Commissioner, Office of the Commissioner of Official Languages

Graham Fraser

That is not yet the case. As I told you, we received a request from a member to whom we responded that we would conduct an audit, but we are just at the first stage.

Ms. Charlebois could perhaps give you more details.

May 10th, 2012 / 9:05 a.m.

Ghislaine Charlebois Assistant Commissioner, Compliance Assurance Branch, Office of the Commissioner of Official Languages

As the commissioner indicated, my mandate will have to be limited to the commissioner's powers. As the audit must be conducted within the framework of the act, we have not yet determined the extent to which we will be able to examine the question of the provinces. We will try to see whether we can work in partnership with the other commissioners of official languages, even though this plan is at the exploratory stage.

9:05 a.m.

Conservative

Jacques Gourde Lotbinière—Chutes-de-la-Chaudière, QC

Thank you.

In a completely different connection, this committee intends to begin a study on the celebrations to mark the 150th anniversary of Confederation in 2017.

What particular point regarding linguistic duality in the organizations in Canada do you think we should focus on to involve all the country's minorities? What vision should we adopt if we conduct that study?

9:05 a.m.

Commissioner, Office of the Commissioner of Official Languages

Graham Fraser

I believe there are a number of success stories, but there have also been mistakes that could be corrected.

I believe the Olympic flame relay provided some good examples of participation by the minority communities, but some mistakes were made along the way.

I have always thought that Expo 67 was a striking example of linguistic duality in the time before the Official Languages Act was passed.
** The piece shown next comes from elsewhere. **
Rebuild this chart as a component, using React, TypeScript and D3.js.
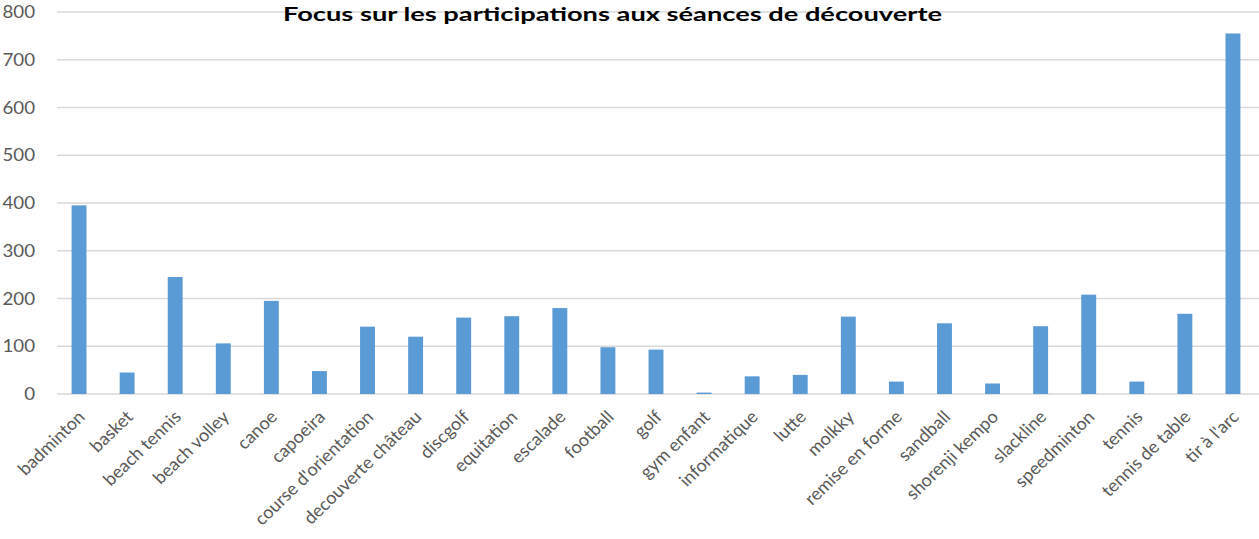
import React from "react";
import * as d3 from "d3";

const categories = [
  "badminton", "basket", "beach tennis", "beach volley", "canoe", "capoeira",
  "course d'orientation", "decouverte château", "discgolf", "equitation", "escalade",
  "football", "golf", "gym enfant", "informatique", "lutte", "molkky", "remise en forme",
  "sandball", "shorenji kempo", "slackline", "speedminton", "tennis", "tennis de table", "tir à l'arc",
];
const values = [
  395, 45, 245, 106, 195, 48, 141, 120, 160, 163, 180, 98, 93, 3, 37, 40, 162, 26, 148, 22, 142, 208, 26, 168, 755,
];
const yTicks = [0, 100, 200, 300, 400, 500, 600, 700, 800];
const title = "Focus sur les participations aux séances de découverte";

const W = 1259;
const H = 539;
const FONT = "Lato, 'Open Sans', sans-serif";

export default function App() {
  const x = d3.scaleBand<string>().domain(categories).range([55, 1257]).paddingInner(0.69).paddingOuter(0.345);
  const y = d3.scaleLinear().domain([0, 800]).range([394, 12]);
  return (
    <svg width={W} height={H} style={{ position: "absolute", left: 0, top: 0, background: "#fff" }}>
      {yTicks.map((t) => (
        <g key={t}>
          <line x1={57} x2={1259} y1={y(t)} y2={y(t)} stroke="#d9d9d9" strokeWidth={1.5} />
          <text transform={`translate(35,${y(t)}) scale(1.1,1)`} dy="0.36em" textAnchor="end"
            fontFamily={FONT} fontSize={17} fill="#595959">
            {t}
          </text>
        </g>
      ))}
      {categories.map((c, i) => (
        <rect key={c} x={x(c)} y={y(values[i])} width={x.bandwidth()} height={y(0) - y(values[i])} fill="#5b9bd5" />
      ))}
      {categories.map((c) => {
        const cx = (x(c) as number) + x.bandwidth() / 2 + 7;
        const cy = 418;
        return (
          <text key={c} transform={`translate(${cx},${cy}) scale(1.04,1) rotate(-45)`} textAnchor="end"
            fontFamily={FONT} fontSize={17.5} fill="#595959">
            {c}
          </text>
        );
      })}
      <text x={283} y={20.7} textLength={659} lengthAdjust="spacingAndGlyphs" fontFamily={FONT}
        fontWeight="bold" fontSize={19.5} fill="#000">
        {title}
      </text>
    </svg>
  );
}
I believe the general acceptance of the Official Languages Act at the time was due in large part to the success of Expo 67 and to the recognition that it was an instance of linguistic duality. I therefore believe that, from a symbolic standpoint, it will be extremely important for both official languages to be part of all the major events during the celebrations. That must be planned from the outset.
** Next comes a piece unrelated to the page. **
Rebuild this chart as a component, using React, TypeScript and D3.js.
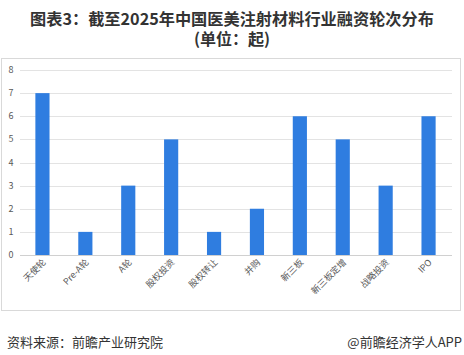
import React from "react";
import * as d3 from "d3";

const categories = ["天使轮", "Pre-A轮", "A轮", "股权投资", "股权转让", "并购", "新三板", "新三板定增", "战略投资", "IPO"];
const values = [7, 1, 3, 5, 1, 2, 6, 5, 3, 6];
const yTicks = [0, 1, 2, 3, 4, 5, 6, 7, 8];

const W = 464;
const H = 355;

export default function App() {
  const x = d3.scaleBand<string>().domain(categories).range([21, 450]).paddingInner(0.67).paddingOuter(0.335);
  const y = d3.scaleLinear().domain([0, 8]).range([255, 70]);
  const font = "'Microsoft YaHei', 'Noto Sans CJK SC', sans-serif";
  return (
    <svg width={W} height={H} style={{ position: "absolute", left: 0, top: 0 }}>
      <rect x={0} y={0} width={W} height={H} fill="#fff" />
      <text x={232} y={25} textAnchor="middle" fontSize={16.2} fontWeight="bold" fill="#333" fontFamily={font}>
        图表3：截至2025年中国医美注射材料行业融资轮次分布
      </text>
      <text x={232} y={45} textAnchor="middle" fontSize={16} fontWeight="bold" fill="#333" fontFamily={font}>
        (单位：起)
      </text>
      <rect x={1.5} y={58.5} width={459} height={252} fill="none" stroke="#d9d9d9" strokeWidth={1} />
      {yTicks.map((t) => (
        <g key={t}>
          <line x1={20} x2={452} y1={Math.round(y(t)) + 0.5} y2={Math.round(y(t)) + 0.5} stroke={t === 0 ? "#d0d0d0" : "#e3e3e3"} strokeWidth={1} />
          <text x={11} y={y(t) + 3} textAnchor="middle" fontSize={9} fill="#595959" fontFamily={font}>
            {t}
          </text>
        </g>
      ))}
      {categories.map((c, i) => (
        <rect key={c} x={x(c)} y={y(values[i])} width={x.bandwidth()} height={y(0) - y(values[i])} fill="#2f7de0" />
      ))}
      {categories.map((c) => {
        const cx = (x(c) as number) + x.bandwidth() / 2 + 4;
        const cy = 263;
        return (
          <text key={c} transform={`translate(${cx},${cy}) rotate(-45)`} textAnchor="end" fontSize={9} fill="#595959" fontFamily={font}>
            {c}
          </text>
        );
      })}
      <text x={7} y={347} fontSize={13} fill="#333" fontFamily={font}>
        资料来源：前瞻产业研究院
      </text>
      <text x={462} y={347} textAnchor="end" fontSize={13} fill="#333" fontFamily={font}>
        @前瞻经济学人APP
      </text>
    </svg>
  );
}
When mistakes were made or matters overlooked in the planning of the major events, it was mainly because the necessary aspects of that kind of celebration had not been not anticipated.

9:10 a.m.

Conservative

Jacques Gourde Lotbinière—Chutes-de-la-Chaudière, QC

Mr. Fraser, I have another question for you, and I have only one minute left.

Would our committee be derelict in its duty if it did not conduct that study? If we, as a committee, had the choice to do it or not to do it, and we decided not to do it, would we be failing in our duty as the Standing Committee on Official Languages?

9:10 a.m.

Commissioner, Office of the Commissioner of Official Languages

Graham Fraser

The committee is master of its own decisions. I would not dare tell the committee how to determine its duty. As I said, this is an important question, and there are many other important questions. It is up to the committee to decide on its priorities, on its timetable, and the appropriate time to conduct a study.

9:10 a.m.

Conservative

Jacques Gourde Lotbinière—Chutes-de-la-Chaudière, QC

So it would be a priority that could be considered seriously by our committee.

9:10 a.m.

Commissioner, Office of the Commissioner of Official Languages

Graham Fraser

I said it was an important subject, and I have never concealed by interest in the matter. I had a conversation with the minister following his appearance before the Standing Committee on Canadian Heritage. So my interest is clear, but it is up to the committee to decide on the appropriate time and its priorities. It is not up to me to determine the committee's priorities.

9:10 a.m.

Conservative

The Chair Michael Chong

All right.

Thank you.

Mr. Dion, you have the floor.

9:10 a.m.

Liberal

Stéphane Dion Saint-Laurent—Cartierville, QC

Thank you, Mr. Chair.

I want to thank the commissioner and his team for being with us today.

When did you make that submission to modernize the office's IT system?

9:10 a.m.

Commissioner, Office of the Commissioner of Official Languages

Graham Fraser

That was in July 2011.

9:10 a.m.

Liberal

Stéphane Dion Saint-Laurent—Cartierville, QC

When you made that submission, were you going fishing or did you have serious reasons to believe that it was normal, that it was according to procedure and that you had a chance of succeeding with the Treasury Board?

9:10 a.m.

Commissioner, Office of the Commissioner of Official Languages

Graham Fraser

We made a long-term effort to work with all the institutions that are part of the Treasury Board submission process. There was quite an intense consultation of people at all levels of the Treasury Board, and our arguments were favourably received. Ultimately, all that was lacking were the necessary signatures of the ministers so that it could be discussed by the Treasury Board people.